Obesity in pregnancy is not a topic that is discussed much in the media. I first became aware of the magnitude of this problem, when I was approached by the obstetrics folks from the McMaster University Hospital (Hamilton, Ontario) who found themselves looking after an increasing number of severely obese expecting mothers. This contact led to the initiation of a working group on bariatric nursing that devised protocols for looking after large and very large mothers.

I further realised the importance of this issue when I heard about the apparently close link between maternal obesity and the risk for both the mother and infant and the fact that obesity during pregnancy may set up the infant for future obesity through epigenetic programming. As I have blogged before, limiting weight gain during pregnancy in overweight and obese mothers may be a first step towards preventing childhood obesity.

Given that there are around 13,000 babies born in the Capital Health Region every year, about 10% of these to mothers with pre-pregnancy BMI>30, the finding of Dr.
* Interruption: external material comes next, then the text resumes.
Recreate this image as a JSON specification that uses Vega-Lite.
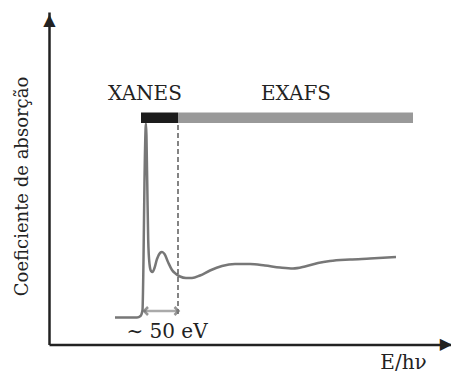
{
  "$schema": "https://vega.github.io/schema/vega-lite/v6.json",
  "width": 402,
  "height": 332.5,
  "autosize": {"type": "none"},
  "padding": {"left": 49, "top": 12, "right": 0, "bottom": 27.5},
  "background": "white",
  "config": {"view": {"stroke": null}},
  "encoding": {
    "x": {
      "field": "x", "type": "quantitative",
      "scale": {"domain": [0, 402], "nice": false, "zero": false},
      "axis": {
        "domain": true, "domainColor": "#222", "domainWidth": 2.5,
        "ticks": false, "labels": false, "grid": false,
        "title": "E/hν", "titleFont": "DejaVu Serif", "titleFontSize": 20,
        "titleFontWeight": "normal", "titleColor": "#222",
        "titleX": 354, "titleY": 23.5, "titleAlign": "center", "titleBaseline": "alphabetic"
      }
    },
    "y": {
      "field": "y", "type": "quantitative",
      "scale": {"domain": [0, 332.5], "nice": false, "zero": false},
      "axis": {
        "domain": true, "domainColor": "#222", "domainWidth": 2.5,
        "ticks": false, "labels": false, "grid": false,
        "title": "Coeficiente de absorção", "titleFont": "DejaVu Serif", "titleFontSize": 18,
        "titleFontWeight": "normal", "titleColor": "#222",
        "titleX": -27, "titleY": 174, "titleAngle": 270, "titleAlign": "center", "titleBaseline": "middle"
      }
    }
  },
  "layer": [
    {
      "data": {"values": [
        {"x": 66, "y": 27}, {"x": 88, "y": 27}, {"x": 91.5, "y": 28.5}, {"x": 93.5, "y": 34.5},
        {"x": 94.5, "y": 84.5}, {"x": 95.5, "y": 164.5}, {"x": 97, "y": 221},
        {"x": 98.2, "y": 164.5}, {"x": 99.2, "y": 104.5}, {"x": 100.5, "y": 80.5},
        {"x": 102, "y": 73.5}, {"x": 103.5, "y": 72.5}, {"x": 105.5, "y": 76.5},
        {"x": 108, "y": 85.5}, {"x": 111, "y": 91.5}, {"x": 113, "y": 92.5},
        {"x": 115.5, "y": 90.5}, {"x": 119, "y": 82.5}, {"x": 123, "y": 74.5},
        {"x": 127, "y": 70.5}, {"x": 131, "y": 68}, {"x": 137, "y": 66.5},
        {"x": 143, "y": 66.5}, {"x": 151, "y": 69}, {"x": 161, "y": 74},
        {"x": 173, "y": 78.5}, {"x": 186, "y": 80.5}, {"x": 201, "y": 80.5},
        {"x": 216, "y": 79}, {"x": 231, "y": 77}, {"x": 244, "y": 76},
        {"x": 256, "y": 78}, {"x": 269, "y": 81.5}, {"x": 281, "y": 83.5},
        {"x": 301, "y": 85}, {"x": 321, "y": 86}, {"x": 347, "y": 87.5}
      ]},
      "mark": {"type": "line", "color": "#777777", "strokeWidth": 2.5, "interpolate": "monotone"}
    },
    {
      "data": {"values": [
        {"part": "XANES", "x": 92, "x2": 129, "y": 221.5, "y2": 232},
        {"part": "EXAFS", "x": 129, "x2": 364, "y": 221.5, "y2": 232}
      ]},
      "mark": {"type": "rect"},
      "encoding": {
        "x2": {"field": "x2"},
        "y2": {"field": "y2"},
        "color": {"field": "part", "type": "nominal",
          "scale": {"domain": ["XANES", "EXAFS"], "range": ["#1c1c1c", "#999999"]},
          "legend": null}
      }
    },
    {
      "data": {"values": [{"x": 129, "y": 30.5, "y2": 221.5}]},
      "mark": {"type": "rule", "color": "#333333", "strokeWidth": 1.2, "strokeDash": [5, 3]},
      "encoding": {"y2": {"field": "y2"}}
    },
    {
      "data": {"values": [{"x": 95, "x2": 129.5, "y": 33.5}]},
      "mark": {"type": "rule", "color": "#aaaaaa", "strokeWidth": 2.5},
      "encoding": {"x2": {"field": "x2"}}
    },
    {
      "data": {"values": [{"x": 95, "y": 33.5}]},
      "mark": {"type": "point", "shape": "M 1 -1 L 0 0 L 1 1", "filled": false, "color": "dimgray", "strokeWidth": 2.5, "size": 64}
    },
    {
      "data": {"values": [{"x": 129.5, "y": 33.5}]},
      "mark": {"type": "point", "shape": "M -1 -1 L 0 0 L -1 1", "filled": false, "color": "dimgray", "strokeWidth": 2.5, "size": 64}
    },
    {
      "data": {"values": [{"glyph": "▲", "x": 0.3, "y": 325}]},
      "mark": {"type": "text", "font": "DejaVu Sans", "fontSize": 16, "color": "#222222", "align": "center", "baseline": "middle"},
      "encoding": {"text": {"field": "glyph"}}
    },
    {
      "data": {"values": [{"glyph": "▶", "x": 397, "y": 0.5}]},
      "mark": {"type": "text", "font": "DejaVu Sans", "fontSize": 16, "color": "#222222", "align": "center", "baseline": "middle"},
      "encoding": {"text": {"field": "glyph"}}
    },
    {
      "data": {"values": [
        {"label": "XANES", "x": 96, "y": 245},
        {"label": "EXAFS", "x": 247, "y": 245},
        {"label": "∼ 50 eV", "x": 118, "y": 6.5}
      ]},
      "mark": {"type": "text", "font": "DejaVu Serif", "fontSize": 20, "color": "#222222", "align": "center", "baseline": "alphabetic"},
      "encoding": {"text": {"field": "label"}}
    }
  ]
}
Chu et al., if translated to our region, could mean as many as 1,500 or so extra days in hospital for new mothers, much of this due to obesity-related risk. Obviously more screening tests, more frequent prenatal visits and more medications would add to the costs.

Clearly, the issue of increasing weights and weight gain in women of child-bearing age is a public health issue whose consequences and impact have yet to be fully appreciated.

As these issues affect both mothers and infants, it would not be a bad place to focus prevention measures for best impact.